El paso de los años está asociado a los sentimientos que nos acechan. Cuando el tiempo lo medíamos de otro modo, porque éramos tan jóvenes que todo parecía transcurrir lentamente y el futuro se emplazaba siempre para la eternidad, el paso de un año a otro era un mero accidente cargado de alegría. Entonces no existía la sensación de que el ritmo evolutivo de la naturaleza nos atropella. Éramos dueños del tiempo y por eso llenábamos nuestro tiempo de sueños, de alegrías y de futuro. La ingratitud era un suceso pasajero que se olvidaba pronto, la esperanza un valor inagotable. Pero los años de ahora parecen ser distintos, acumulan tantas deslealtades y traiciones que no dejan resquicio a nada más, ni siquiera a regalarnos una sonrisa que, tal vez, diga algo bueno sobre el futuro.
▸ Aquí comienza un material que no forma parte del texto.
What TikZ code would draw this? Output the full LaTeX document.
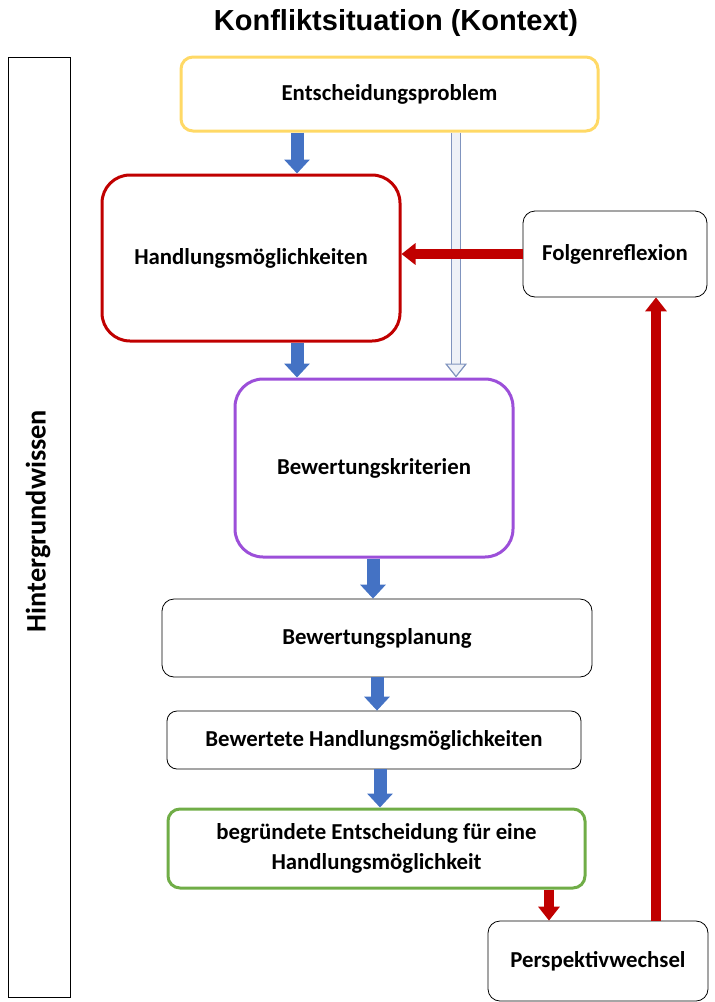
\documentclass[tikz,border=0pt]{standalone}
\usepackage{fontspec}
\setmainfont{Carlito}
\newfontfamily\titlefont{Liberation Sans}
\usetikzlibrary{arrows.meta}

\definecolor{kyellow}{HTML}{FFD966}
\definecolor{kred}{HTML}{C00000}
\definecolor{kpurple}{HTML}{9C4FD9}
\definecolor{kgreen}{HTML}{70AD47}
\definecolor{kblue}{HTML}{4472C4}
\definecolor{klight}{HTML}{EEF1F7}
\definecolor{kgrey}{HTML}{8094BE}

\begin{document}
\begin{tikzpicture}[
    x=1pt, y=-1pt,
    font=\bfseries\fontsize{22.8}{30}\selectfont,
    stage/.style={rectangle, draw, line width=0.8pt, rounded corners=12pt, align=center, inner sep=0pt},
    keystage/.style={stage, line width=3pt, rounded corners=28pt},
    bluearrow/.style={draw=kblue, line width=13pt, -{Triangle[width=25pt, length=14pt]}},
    redarrow/.style={draw=kred, line width=10pt, -{Triangle[width=21pt, length=14pt]}},
    lightarrow/.style={draw=kgrey, line width=1.2pt, double=klight, double distance=8pt, -{Triangle[width=22pt, length=14pt, fill=klight]}}
]
\useasboundingbox (0,0) rectangle (715,1002);

% Title
\node[font=\titlefont\bfseries\fontsize{29}{34}\selectfont] (title) at (396,23) {Konfliktsituation (Kontext)};

% Background knowledge
\node[rectangle, draw, line width=0.8pt, minimum width=62pt, minimum height=940pt] (wissen) at (39,527) {};
\node[rotate=90, font=\bfseries\fontsize{28.3}{30}\selectfont] (wissentext) at (38,521) {Hintergrundwissen};

% Main stages
\node[stage, draw=kyellow, line width=3pt, minimum width=417pt, minimum height=74pt] (problem) at (389.5,94) {Entscheidungsproblem};
\node[keystage, draw=kred, minimum width=298pt, minimum height=166pt] (optionen) at (251,258) {Handlungsmöglichkeiten};
\node[stage, minimum width=184pt, minimum height=86pt] (folgen) at (615,254) {Folgenreflexion};
\node[keystage, draw=kpurple, minimum width=278pt, minimum height=178pt] (kriterien) at (374,468) {Bewertungskriterien};
\node[stage, minimum width=430pt, minimum height=78pt] (planung) at (377,638) {Bewertungsplanung};
\node[stage, rounded corners=10pt, minimum width=414pt, minimum height=58pt] (bewertet) at (374,740) {Bewertete Handlungsmöglichkeiten};
\node[stage, draw=kgreen, line width=3pt, minimum width=417pt, minimum height=79pt] (entscheidung) at (376.5,848.5) {begründete Entscheidung für eine\\Handlungsmöglichkeit};
\node[stage, minimum width=220pt, minimum height=80pt] (wechsel) at (598,961) {Perspektivwechsel};

% Arrow columns
\coordinate (c1) at (297,0);
\coordinate (c2) at (456,0);
\coordinate (c3) at (373,0);
\coordinate (c4) at (377,0);
\coordinate (c5) at (380,0);
\coordinate (c6) at (549,0);
\coordinate (c7) at (656,0);

% Arrows
\draw[bluearrow] (problem.south -| c1) -- (optionen.north -| c1);
\draw[bluearrow] (optionen.south -| c1) -- (kriterien.north -| c1);
\draw[lightarrow] (problem.south -| c2) -- (kriterien.north -| c2);
\draw[bluearrow] (kriterien.south -| c3) -- (planung.north -| c3);
\draw[bluearrow] (planung.south -| c4) -- (bewertet.north -| c4);
\draw[bluearrow] (bewertet.south -| c5) -- (entscheidung.north -| c5);
\draw[redarrow] (entscheidung.south -| c6) -- (wechsel.north -| c6);
\draw[redarrow] (wechsel.north -| c7) -- (folgen.south -| c7);
\draw[redarrow] (folgen.west) -- (optionen.east |- folgen.west);

\end{tikzpicture}
\end{document}
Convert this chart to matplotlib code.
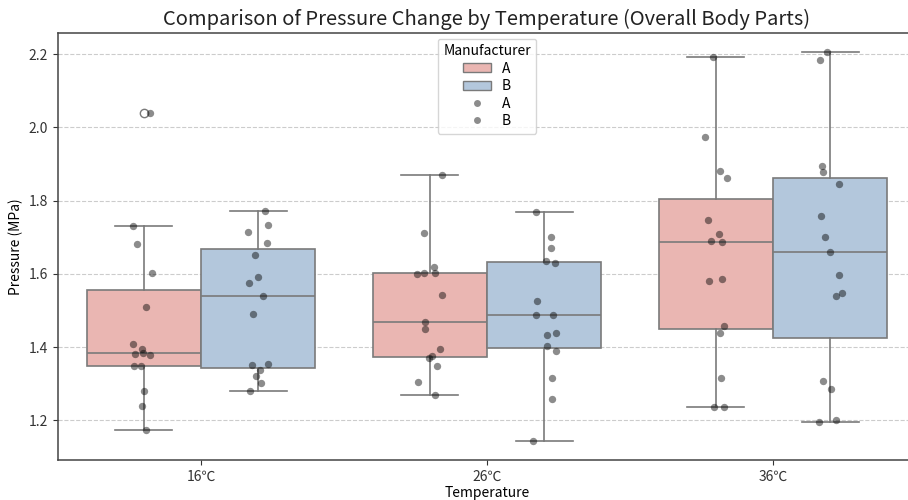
import matplotlib
matplotlib.use('Agg')
import matplotlib.pyplot as plt
from matplotlib.patches import Patch
from matplotlib.lines import Line2D
import numpy as np

plt.rcParams['font.family'] = ['Noto Sans CJK KR', 'DejaVu Sans']

temps = ['16℃', '26℃', '36℃']
makers = ['A', 'B']

# pressure readings (MPa), 15 per group
a_16 = [1.731, 1.683, 1.604, 1.511, 1.408, 1.396, 1.385, 1.382, 1.380,
        1.349, 1.349, 1.281, 1.240, 1.175, 2.039]
b_16 = [1.771, 1.733, 1.714, 1.684, 1.653, 1.592, 1.576, 1.540, 1.490,
        1.355, 1.351, 1.338, 1.322, 1.303, 1.281]
a_26 = [1.869, 1.711, 1.618, 1.604, 1.602, 1.601, 1.542, 1.470, 1.451,
        1.394, 1.376, 1.370, 1.349, 1.306, 1.269]
b_26 = [1.769, 1.700, 1.670, 1.636, 1.631, 1.526, 1.487, 1.487, 1.440,
        1.434, 1.402, 1.391, 1.315, 1.258, 1.145]
a_36 = [2.192, 1.973, 1.882, 1.861, 1.747, 1.710, 1.690, 1.687, 1.586,
        1.582, 1.457, 1.440, 1.317, 1.236, 1.236]
b_36 = [2.205, 2.183, 1.895, 1.878, 1.846, 1.757, 1.702, 1.659, 1.596,
        1.547, 1.541, 1.307, 1.285, 1.202, 1.196]

data = {'A': [a_16, a_26, a_36], 'B': [b_16, b_26, b_36]}
box_colors = {'A': '#eab6b2', 'B': '#b3c7dc'}
line_color = '#7a7a7a'

fig = plt.figure(figsize=(9.08, 5.0), dpi=100)
ax = fig.add_axes([58/908, 0.08, 858/908, 0.854])

w = 0.4
rng = np.random.default_rng(3)
for j, m in enumerate(makers):
    pos = np.arange(len(temps)) + (j - 0.5) * w
    ax.boxplot(data[m], positions=pos, widths=w, patch_artist=True,
               manage_ticks=False,
               boxprops=dict(facecolor=box_colors[m], edgecolor=line_color, linewidth=1.2),
               medianprops=dict(color=line_color, linewidth=1.2),
               whiskerprops=dict(color=line_color, linewidth=1.2),
               capprops=dict(color=line_color, linewidth=1.2),
               flierprops=dict(marker='o', markerfacecolor='none',
                               markeredgecolor=line_color, markersize=6))
    for i, vals in enumerate(data[m]):
        jit = rng.uniform(-0.045, 0.045, len(vals))
        ax.scatter(pos[i] + jit, vals, s=28, color='black', alpha=0.45,
                   linewidths=0, zorder=3)

ax.set_xlim(-0.5, 2.5)
ax.set_xticks(range(len(temps)))
ax.set_xticklabels(temps)
ax.grid(axis='y', linestyle='--', color='#cccccc', linewidth=0.8)
ax.set_axisbelow(True)
for sp in ax.spines.values():
    sp.set_color('#444444')
    sp.set_linewidth(1.1)
ax.spines['right'].set_visible(False)
ax.tick_params(colors='#333333', labelsize=10)

ax.set_title('Comparison of Pressure Change by Temperature (Overall Body Parts)',
             fontsize=14.5, color='#222222')
ax.set_xlabel('Temperature', fontsize=10, labelpad=2)
ax.set_ylabel('Pressure (MPa)', fontsize=10)

handles = [Patch(facecolor=box_colors['A'], edgecolor=line_color, label='A'),
           Patch(facecolor=box_colors['B'], edgecolor=line_color, label='B'),
           Line2D([], [], marker='o', linestyle='none', color='black', alpha=0.45,
                  markersize=5, markeredgewidth=0, label='A'),
           Line2D([], [], marker='o', linestyle='none', color='black', alpha=0.45,
                  markersize=5, markeredgewidth=0, label='B')]
ax.legend(handles=handles, title='Manufacturer', loc='upper center',
          fontsize=10, title_fontsize=10, labelspacing=0.25, handleheight=0.6,
          borderaxespad=0.4)

fig.savefig('out.png', dpi=100)
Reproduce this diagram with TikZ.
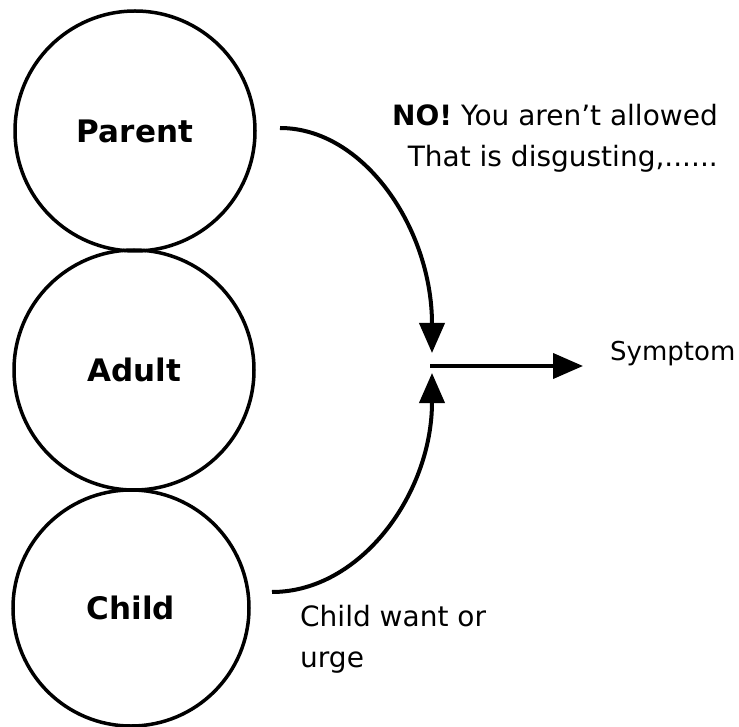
\documentclass[tikz,border=0pt]{standalone}
\usepackage{fontspec}
\setmainfont{DejaVu Sans}
\usetikzlibrary{arrows.meta}
\begin{document}
\begin{tikzpicture}[x=1pt,y=-1pt,
  ego/.style={circle,draw,line width=3.5pt,minimum size=240pt,inner sep=0pt,
    font={\fontsize{31}{36}\selectfont\bfseries}},
  flow/.style={line width=4pt,-{Triangle[length=30pt,width=25pt]}},
  note/.style={inner sep=0pt,font={\fontsize{28}{41}\selectfont}}]
\useasboundingbox (0,0) rectangle (739,727);
\node[ego] (P) at (135,131) {Parent};
\node[ego] (A) at (134,370) {Adult};
\node[ego,minimum size=236pt] (C) at (131,608) {Child};
\coordinate (ps) at (280,128);
\coordinate (cs) at (272,592);
\coordinate (J) at (430,366);
\coordinate (S) at (583,366);
\draw[flow] (ps) arc[start angle=270,end angle=360,x radius=152,y radius=225];
\draw[flow] (cs) arc[start angle=90,end angle=0,x radius=160,y radius=219];
\draw[flow] (J) -- (S);
\node[note,anchor=base east,align=right] (no) at (718,167)
  {\textbf{NO!} You aren't allowed\\That is disgusting,......};
\node[note,anchor=base west,font={\fontsize{26}{30}\selectfont}] (sym) at (610,360) {Symptom};
\node[note,anchor=base west,align=left] (cw) at (300,667) {Child want or\\urge};
\end{tikzpicture}
\end{document}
Me acuerdo de los años de mi infancia y los veo
llenos de deseos por cumplir, como una fuente inagotable de vida. Entonces,
cada año nos deparaba la conquista de un espacio mayor en el mundo de los
adultos, cuando aspirábamos a ser mayores (porque ser niños no molaba) y a
codearnos con ellos, a que dejaran de tratarnos como los niños o adolescentes
que éramos. Lo que no podíamos ejercer como adultos delante de ellos, lo
hacíamos fuera: en nuestros círculos de amigos, en una fiesta, con la pandilla
en verano, en las conversaciones que no se agotaban. Y si para ello teníamos
que coger un cigarrillo, lo cogíamos. Ahora los deseos y las ilusiones parecen
haberse agotado o estar encapsulados, y nos embarga la sensación de que nunca
podrán ser realidad. Hasta la infancia parece tener extenuada la fuente
inagotable de vida, porque los deseos y las ilusiones también se los hemos
encapsulado.
2016 es un año bisiesto y, como tal, parece haber
hecho honor a eso de que los bisiestos no auguran nada bueno. Catástrofes,
muertes, desastres, forman parte de esa concepción fatalista que ha alentado mitos y creencias
sobre los malos augurios que se le imputan a estos años. Que febrero tenga un
día más en esos años no es más que una cuestión astronómica de la medida del
tiempo. Pero que las civilizaciones le hayan arrogado maleficios es una
cuestión de los hombres y sus creencias.
Aún así, la gente tiene ganas de que se acabe este
año pronto. El calendario dice que lo hará en dos días. Pero esta es una
sensación o deseo que siempre está presente en nuestras vidas. Queremos que
acaben las malas rachas, que esas épocas en que todo parece salir mal se
terminen, y anhelamos que el siguiente tiempo sea mejor. Pero nada de lo pasado
y lo venidero nos garantiza otra cosa distinta. Están naufragando las
esperanzas, este mundo no nos augura otra cosa, el valor del futuro está siendo
dilapidado.
Iniciar un nuevo año en el calendario no es más
que un convencionalismo, los días que no se rigen por las hojas del almanaque, sino
por el paso del tiempo que secuencian los movimientos astrales y el movimiento
imparable de la naturaleza. Este año ha sido fatal para el mundo de la música (eso
dicen los músicos) por la muerte de tantas figuras de talla mundial: Leonard
Cohen, David Bowie, Prince. George Michael…
Pero también ha sido el año del derrumbe en
política de muchos proyectos ilusionantes, los que miraban a las personas, los
que proponían otros mundos posibles. Y ha sido el año en que se afianzaban las
maneras de hacer (la crisis la controlan ellos) en lo práctico, en lo
previsible, en la ecuación resultado-rentabilidad, en lo que encorseta a las
sociedades para dirigirlas por los abismos que le son señalados y evitar así
los riesgos de la libertad.
Un año donde hemos vivido la ignominia de la
deslealtad del ser humano con el ser humano (sí, otra vez) en todos los frentes
donde el ser humano se bate como ser humano, refugiados incluidos.
Un año que asesina a miles de personas y destruye
ciudades por bombas que se fabrican en países desarrollados (para mejorar su
bienestar) y que se lanzan en países a medio desarrollar.
Un año que cierne negros nubarrones sobre las
sociedades occidentales con el auge de la ultraderecha. Que nos tengamos que
arrepentirnos algún día por no haber parado esto a tiempo.
Un año ahogado en las aguas del Mediterráneo,
como miles de refugiados.
En mis círculos próximos, pero también en los que
configuran los medios de comunicación o el espacio virtual, llevo días viendo y
escuchando que se tiene ganas de que acabe este año de una vez. Que así sea.
Pero si lo hubiéramos hecho más humano, más solidario, menos egoísta, no
tendríamos que despotricar de este año bisiesto que ya está agotado.